** START Material for the task **

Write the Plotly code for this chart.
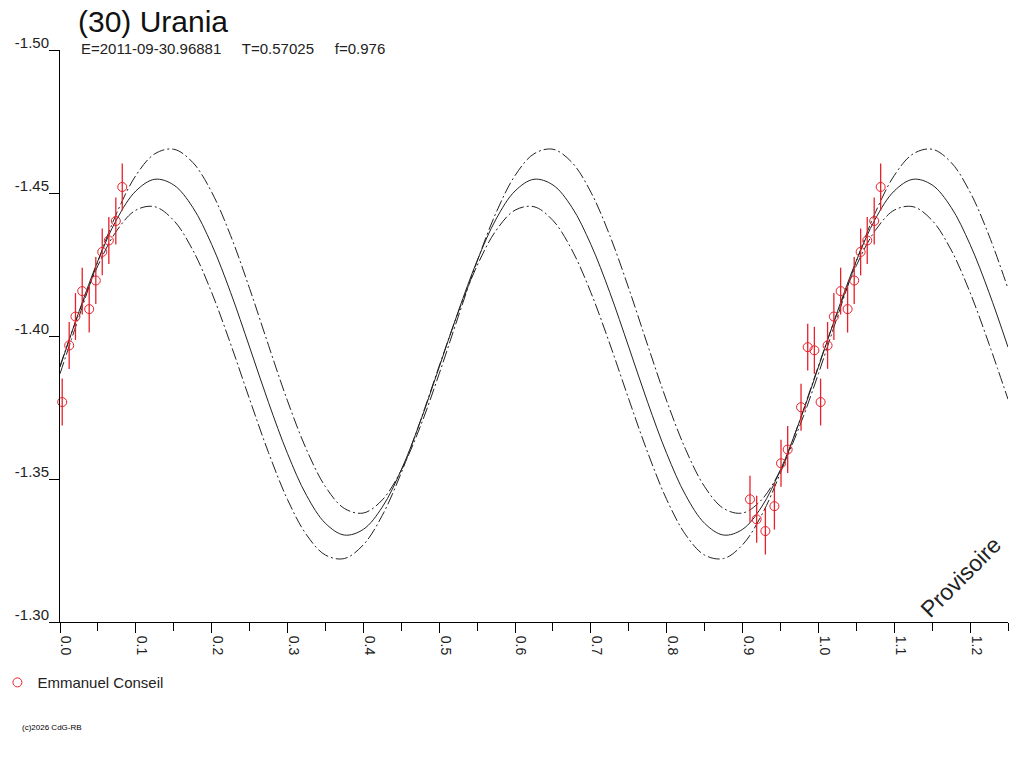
import numpy as np
import plotly.graph_objects as go

# lightcurve of (30) Urania, phase vs reduced magnitude
title = "(30) Urania"
subtitle = "E=2011-09-30.96881     T=0.57025     f=0.976"
observer = "Emmanuel Conseil"

# observations (phase, magnitude, error)
obs_phase = [0.0029, 0.0121, 0.0204, 0.0293, 0.0385, 0.0472, 0.0557, 0.0644, 0.0736, 0.0821,
             0.9098, 0.9186, 0.9301, 0.9420, 0.9507, 0.9595, 0.9771, 0.9859, 0.9947]
obs_mag = [-1.3769, -1.3967, -1.4068, -1.4157, -1.4094, -1.4194, -1.4294, -1.4334, -1.4402, -1.4521,
           -1.3429, -1.3359, -1.3318, -1.3405, -1.3555, -1.3603, -1.3751, -1.3961, -1.3950]
obs_err = [0.0082] * 19

# fitted curve and its envelope, read every 0.025 in phase
curve_phase = [0.000, 0.025, 0.050, 0.075, 0.100, 0.125, 0.150, 0.175, 0.200, 0.225,
               0.250, 0.275, 0.300, 0.325, 0.350, 0.375, 0.400, 0.425, 0.450, 0.475,
               0.500, 0.525, 0.550, 0.575, 0.600, 0.625, 0.650, 0.675, 0.700, 0.725,
               0.750, 0.775, 0.800, 0.825, 0.850, 0.875, 0.900, 0.925, 0.950, 0.975,
               1.000, 1.025, 1.050, 1.075, 1.100, 1.125, 1.150, 1.175, 1.200, 1.225, 1.250]
fit_mag = [-1.3891, -1.4085, -1.4263, -1.4409, -1.4507, -1.4548, -1.4528, -1.4450, -1.4320, -1.4152,
           -1.3961, -1.3767, -1.3589, -1.3443, -1.3345, -1.3304, -1.3324, -1.3402, -1.3532, -1.3700,
           -1.3891, -1.4085, -1.4263, -1.4409, -1.4507, -1.4548, -1.4528, -1.4450, -1.4320, -1.4152,
           -1.3961, -1.3767, -1.3589, -1.3443, -1.3345, -1.3304, -1.3324, -1.3402, -1.3532, -1.3700,
           -1.3891, -1.4085, -1.4263, -1.4409, -1.4507, -1.4548, -1.4528, -1.4450, -1.4320, -1.4152,
           -1.3961]
upper_mag = [-1.3868, -1.4067, -1.4261, -1.4431, -1.4561, -1.4637, -1.4653, -1.4607, -1.4503, -1.4351,
             -1.4166, -1.3967, -1.3773, -1.3603, -1.3473, -1.3397, -1.3381, -1.3427, -1.3531, -1.3683,
             -1.3868, -1.4067, -1.4261, -1.4431, -1.4561, -1.4637, -1.4653, -1.4607, -1.4503, -1.4351,
             -1.4166, -1.3967, -1.3773, -1.3603, -1.3473, -1.3397, -1.3381, -1.3427, -1.3531, -1.3683,
             -1.3868, -1.4067, -1.4261, -1.4431, -1.4561, -1.4637, -1.4653, -1.4607, -1.4503, -1.4351,
             -1.4166]
lower_mag = [-1.3895, -1.4082, -1.4246, -1.4369, -1.4440, -1.4452, -1.4404, -1.4301, -1.4152, -1.3972,
             -1.3779, -1.3592, -1.3428, -1.3305, -1.3234, -1.3222, -1.3270, -1.3373, -1.3522, -1.3702,
             -1.3895, -1.4082, -1.4246, -1.4369, -1.4440, -1.4452, -1.4404, -1.4301, -1.4152, -1.3972,
             -1.3779, -1.3592, -1.3428, -1.3305, -1.3234, -1.3222, -1.3270, -1.3373, -1.3522, -1.3702,
             -1.3895, -1.4082, -1.4246, -1.4369, -1.4440, -1.4452, -1.4404, -1.4301, -1.4152, -1.3972,
             -1.3779]

x_ticks = [0.0, 0.1, 0.2, 0.3, 0.4, 0.5, 0.6, 0.7, 0.8, 0.9, 1.0, 1.1, 1.2]
x_labels = ["0.0", "0.1", "0.2", "0.3", "0.4", "0.5", "0.6", "0.7", "0.8", "0.9", "1.0", "1.1", "1.2"]
y_ticks = [-1.50, -1.45, -1.40, -1.35, -1.30]
y_labels = ["-1.50", "-1.45", "-1.40", "-1.35", "-1.30"]

FONT = "Liberation Sans, Arial, sans-serif"
INK = "#222222"
RED = "#e8202a"

# points repeated one period later, as on the original
ph = np.array(obs_phase)
px_all = np.concatenate([ph, ph + 1.0])
mag_all = np.concatenate([obs_mag, obs_mag])
err_all = np.concatenate([obs_err, obs_err])
keep = px_all <= 1.25

fig = go.Figure()

for ys, dash in [(upper_mag, "12px,3px,2px,3px"), (lower_mag, "12px,3px,2px,3px"), (fit_mag, "solid")]:
    fig.add_trace(go.Scatter(
        x=curve_phase, y=ys, mode="lines",
        line=dict(color=INK, width=1, dash=dash, shape="spline", smoothing=1),
        showlegend=False, hoverinfo="skip",
    ))

fig.add_trace(go.Scatter(
    x=px_all[keep], y=mag_all[keep], mode="markers", name=observer,
    marker=dict(symbol="circle-open", size=9, color=RED, line=dict(width=1, color=RED)),
    error_y=dict(type="data", array=err_all[keep], color=RED, thickness=1.3, width=0),
    cliponaxis=False,
))

fig.update_layout(
    width=1024, height=768,
    margin=dict(l=60, r=16, t=50, b=146, autoexpand=False),
    paper_bgcolor="white", plot_bgcolor="white",
    font=dict(family=FONT, size=15, color=INK),
    title=dict(text=title, x=78 / 1024, xref="container", xanchor="left",
               y=1 - 21 / 768, yref="container", yanchor="middle",
               font=dict(size=30, color="#111111")),
    showlegend=True,
    legend=dict(x=-0.066, xanchor="left", y=-0.106, yanchor="middle",
                font=dict(size=15, color=INK), bgcolor="rgba(0,0,0,0)",
                itemclick=False, itemwidth=30),
)

fig.update_xaxes(
    range=[0, 1.25], showgrid=False, zeroline=False, automargin=False,
    showline=True, linecolor="black", linewidth=1,
    ticks="outside", ticklen=10, tickcolor="black", tickwidth=1,
    tickvals=x_ticks, ticktext=x_labels, tickangle=90,
    ticklabelshift=6, ticklabelstandoff=0,
    tickfont=dict(size=14, color=INK),
    minor=dict(dtick=0.05, tick0=0, ticks="outside", ticklen=8, tickcolor="black"),
)
fig.update_yaxes(
    range=[-1.30, -1.50], showgrid=False, zeroline=False, automargin=False,
    showline=True, linecolor="black", linewidth=1,
    ticks="outside", ticklen=10, tickcolor="black", tickwidth=1,
    tickvals=y_ticks, ticktext=y_labels,
    ticklabelshift=7, ticklabelstandoff=-3,
    tickfont=dict(size=15, color=INK),
)

fig.add_annotation(text=subtitle, xref="paper", yref="paper",
                   x=(79 - 60) / 947.5, y=1 + 2 / 572.5, xanchor="left", yanchor="middle",
                   showarrow=False, font=dict(size=15, color=INK))
fig.add_annotation(text="Provisoire", x=1.188, y=-1.3156, textangle=-45,
                   showarrow=False, font=dict(size=23, color=INK))
fig.add_annotation(text="(c)2026 CdG-RB", xref="paper", yref="paper",
                   x=(20 - 60) / 947.5, y=-(728 - 622.5) / 572.5, xanchor="left", yanchor="middle",
                   showarrow=False, font=dict(size=8, color="#000000"))

# drop the browser's default body margin so the figure sits at the page corner
fig.write_html("out.html", config={"displayModeBar": False},
               post_script="document.body.style.margin='0px';")
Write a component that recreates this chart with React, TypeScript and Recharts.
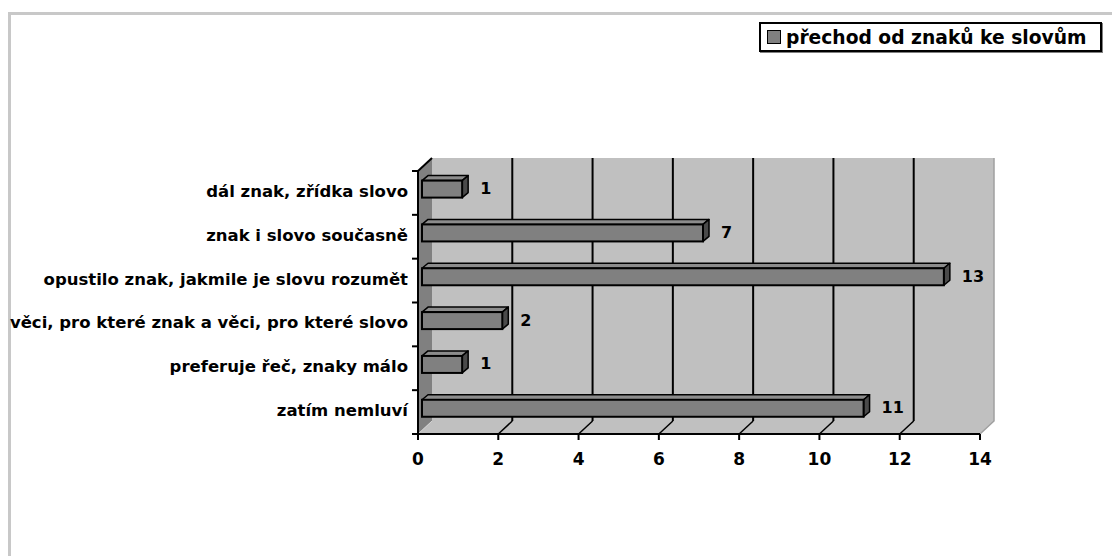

** END Material for the task **

Aim:
All the material shown above is to be copied exactly, with no pictures carried over.

Exercise output:
Write the Plotly code for this chart.
import numpy as np
import plotly.graph_objects as go

# lightcurve of (30) Urania, phase vs reduced magnitude
title = "(30) Urania"
subtitle = "E=2011-09-30.96881     T=0.57025     f=0.976"
observer = "Emmanuel Conseil"

# observations (phase, magnitude, error)
obs_phase = [0.0029, 0.0121, 0.0204, 0.0293, 0.0385, 0.0472, 0.0557, 0.0644, 0.0736, 0.0821,
             0.9098, 0.9186, 0.9301, 0.9420, 0.9507, 0.9595, 0.9771, 0.9859, 0.9947]
obs_mag = [-1.3769, -1.3967, -1.4068, -1.4157, -1.4094, -1.4194, -1.4294, -1.4334, -1.4402, -1.4521,
           -1.3429, -1.3359, -1.3318, -1.3405, -1.3555, -1.3603, -1.3751, -1.3961, -1.3950]
obs_err = [0.0082] * 19

# fitted curve and its envelope, read every 0.025 in phase
curve_phase = [0.000, 0.025, 0.050, 0.075, 0.100, 0.125, 0.150, 0.175, 0.200, 0.225,
               0.250, 0.275, 0.300, 0.325, 0.350, 0.375, 0.400, 0.425, 0.450, 0.475,
               0.500, 0.525, 0.550, 0.575, 0.600, 0.625, 0.650, 0.675, 0.700, 0.725,
               0.750, 0.775, 0.800, 0.825, 0.850, 0.875, 0.900, 0.925, 0.950, 0.975,
               1.000, 1.025, 1.050, 1.075, 1.100, 1.125, 1.150, 1.175, 1.200, 1.225, 1.250]
fit_mag = [-1.3891, -1.4085, -1.4263, -1.4409, -1.4507, -1.4548, -1.4528, -1.4450, -1.4320, -1.4152,
           -1.3961, -1.3767, -1.3589, -1.3443, -1.3345, -1.3304, -1.3324, -1.3402, -1.3532, -1.3700,
           -1.3891, -1.4085, -1.4263, -1.4409, -1.4507, -1.4548, -1.4528, -1.4450, -1.4320, -1.4152,
           -1.3961, -1.3767, -1.3589, -1.3443, -1.3345, -1.3304, -1.3324, -1.3402, -1.3532, -1.3700,
           -1.3891, -1.4085, -1.4263, -1.4409, -1.4507, -1.4548, -1.4528, -1.4450, -1.4320, -1.4152,
           -1.3961]
upper_mag = [-1.3868, -1.4067, -1.4261, -1.4431, -1.4561, -1.4637, -1.4653, -1.4607, -1.4503, -1.4351,
             -1.4166, -1.3967, -1.3773, -1.3603, -1.3473, -1.3397, -1.3381, -1.3427, -1.3531, -1.3683,
             -1.3868, -1.4067, -1.4261, -1.4431, -1.4561, -1.4637, -1.4653, -1.4607, -1.4503, -1.4351,
             -1.4166, -1.3967, -1.3773, -1.3603, -1.3473, -1.3397, -1.3381, -1.3427, -1.3531, -1.3683,
             -1.3868, -1.4067, -1.4261, -1.4431, -1.4561, -1.4637, -1.4653, -1.4607, -1.4503, -1.4351,
             -1.4166]
lower_mag = [-1.3895, -1.4082, -1.4246, -1.4369, -1.4440, -1.4452, -1.4404, -1.4301, -1.4152, -1.3972,
             -1.3779, -1.3592, -1.3428, -1.3305, -1.3234, -1.3222, -1.3270, -1.3373, -1.3522, -1.3702,
             -1.3895, -1.4082, -1.4246, -1.4369, -1.4440, -1.4452, -1.4404, -1.4301, -1.4152, -1.3972,
             -1.3779, -1.3592, -1.3428, -1.3305, -1.3234, -1.3222, -1.3270, -1.3373, -1.3522, -1.3702,
             -1.3895, -1.4082, -1.4246, -1.4369, -1.4440, -1.4452, -1.4404, -1.4301, -1.4152, -1.3972,
             -1.3779]

x_ticks = [0.0, 0.1, 0.2, 0.3, 0.4, 0.5, 0.6, 0.7, 0.8, 0.9, 1.0, 1.1, 1.2]
x_labels = ["0.0", "0.1", "0.2", "0.3", "0.4", "0.5", "0.6", "0.7", "0.8", "0.9", "1.0", "1.1", "1.2"]
y_ticks = [-1.50, -1.45, -1.40, -1.35, -1.30]
y_labels = ["-1.50", "-1.45", "-1.40", "-1.35", "-1.30"]

FONT = "Liberation Sans, Arial, sans-serif"
INK = "#222222"
RED = "#e8202a"

# points repeated one period later, as on the original
ph = np.array(obs_phase)
px_all = np.concatenate([ph, ph + 1.0])
mag_all = np.concatenate([obs_mag, obs_mag])
err_all = np.concatenate([obs_err, obs_err])
keep = px_all <= 1.25

fig = go.Figure()

for ys, dash in [(upper_mag, "12px,3px,2px,3px"), (lower_mag, "12px,3px,2px,3px"), (fit_mag, "solid")]:
    fig.add_trace(go.Scatter(
        x=curve_phase, y=ys, mode="lines",
        line=dict(color=INK, width=1, dash=dash, shape="spline", smoothing=1),
        showlegend=False, hoverinfo="skip",
    ))

fig.add_trace(go.Scatter(
    x=px_all[keep], y=mag_all[keep], mode="markers", name=observer,
    marker=dict(symbol="circle-open", size=9, color=RED, line=dict(width=1, color=RED)),
    error_y=dict(type="data", array=err_all[keep], color=RED, thickness=1.3, width=0),
    cliponaxis=False,
))

fig.update_layout(
    width=1024, height=768,
    margin=dict(l=60, r=16, t=50, b=146, autoexpand=False),
    paper_bgcolor="white", plot_bgcolor="white",
    font=dict(family=FONT, size=15, color=INK),
    title=dict(text=title, x=78 / 1024, xref="container", xanchor="left",
               y=1 - 21 / 768, yref="container", yanchor="middle",
               font=dict(size=30, color="#111111")),
    showlegend=True,
    legend=dict(x=-0.066, xanchor="left", y=-0.106, yanchor="middle",
                font=dict(size=15, color=INK), bgcolor="rgba(0,0,0,0)",
                itemclick=False, itemwidth=30),
)

fig.update_xaxes(
    range=[0, 1.25], showgrid=False, zeroline=False, automargin=False,
    showline=True, linecolor="black", linewidth=1,
    ticks="outside", ticklen=10, tickcolor="black", tickwidth=1,
    tickvals=x_ticks, ticktext=x_labels, tickangle=90,
    ticklabelshift=6, ticklabelstandoff=0,
    tickfont=dict(size=14, color=INK),
    minor=dict(dtick=0.05, tick0=0, ticks="outside", ticklen=8, tickcolor="black"),
)
fig.update_yaxes(
    range=[-1.30, -1.50], showgrid=False, zeroline=False, automargin=False,
    showline=True, linecolor="black", linewidth=1,
    ticks="outside", ticklen=10, tickcolor="black", tickwidth=1,
    tickvals=y_ticks, ticktext=y_labels,
    ticklabelshift=7, ticklabelstandoff=-3,
    tickfont=dict(size=15, color=INK),
)

fig.add_annotation(text=subtitle, xref="paper", yref="paper",
                   x=(79 - 60) / 947.5, y=1 + 2 / 572.5, xanchor="left", yanchor="middle",
                   showarrow=False, font=dict(size=15, color=INK))
fig.add_annotation(text="Provisoire", x=1.188, y=-1.3156, textangle=-45,
                   showarrow=False, font=dict(size=23, color=INK))
fig.add_annotation(text="(c)2026 CdG-RB", xref="paper", yref="paper",
                   x=(20 - 60) / 947.5, y=-(728 - 622.5) / 572.5, xanchor="left", yanchor="middle",
                   showarrow=False, font=dict(size=8, color="#000000"))

# drop the browser's default body margin so the figure sits at the page corner
fig.write_html("out.html", config={"displayModeBar": False},
               post_script="document.body.style.margin='0px';")
Write a component that recreates this chart with React, TypeScript and Recharts.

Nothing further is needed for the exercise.